日本のインバウンドリード商談化率は世界の半分

私は前職Sansanでインサイドセールスの責任者をしており、この点を課題に感じていました。調査データや海外の情報を収集する中で、こういった商談の取りこぼしが起きている理由は大きく4つほどあると考えており、私はこれをインバウンド商談を取りこぼす「4つの罠」と呼んでいます。

インバウンド商談を取りこぼす「4つの罠」

当社のimmedioはこのインバウンド商談の「4つの罠」を回避し、受注率が
高いインバウンド商談を取りこぼさないための仕組みづくりを支援するサービスです。土日夜間も受注率が高い商談のみをWebサイト上で設定してくれる「商談の自動獲得」機能を中心に、インサイドセールスのリソースが限られている状況でも確実に商談を獲得できる機能が詰まっています。

インバウンド商談SaaS イメディオ

直近では才流代表の栗原さんがイメディオの導入効果についてXで投稿して頂き、非常に多くの問合せを頂きました。

営業主体の時代から「顧客起点の営業」の時代へ

購買行動における商談のタイミングが遅くなっていること、そして顧客と営業の接点の変化から読み取れるのは、営業が提案しお客様の購買行動を主導する時代から、「お客様自身が購買を主導する」時代が来ているということです。営業は、この変化に合わせた売り方を編み出す必要があります。

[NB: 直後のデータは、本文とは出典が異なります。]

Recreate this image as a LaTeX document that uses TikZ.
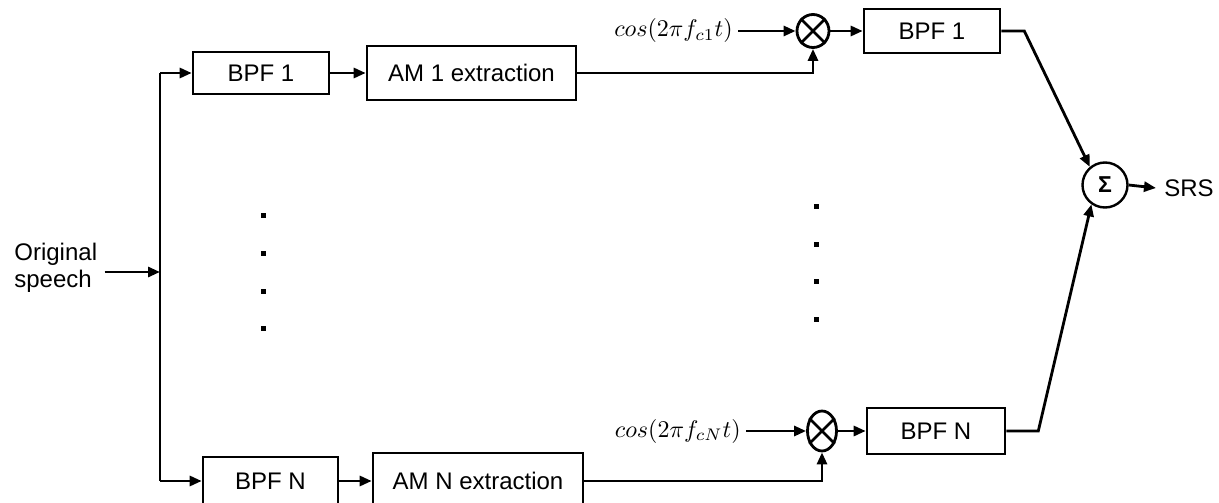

バイヤージャーニーの変化に適合することが出来ないと、営業の生産性はどんどん落ちていくと考えています。ニーズがあるかどうかもわからない相手にメールや電話を当て続けることは時間の使い方としてもったいないと思いますし、お客様の「今!」というタイミングに営業が適切にアプローチできないことは大きな機会損失です。

マッキンゼー「日本の営業生産性はなぜ低いのか」

上記はマッキンゼーのレポートからで、日本の労働生産性は主要先進7カ国の中で最低となっています。同レポートでは営業生産性(営業担当1人あたりの利益)も同様に相対的な低さが目立っており、人口減社会を迎える日本において改善が急務とされています。そのような中、顧客の「インテント」が変化した瞬間を捉えることでより効率的に受注を獲得する「インテントセールス」と「インバウンド商談」の重要性は今後更に上がって行くと考えています。Sales Markerさんには既にimmedioを活用頂いていますが、これからも一緒に新しい営業のあり方を提起するような活動を続けていければと考えています。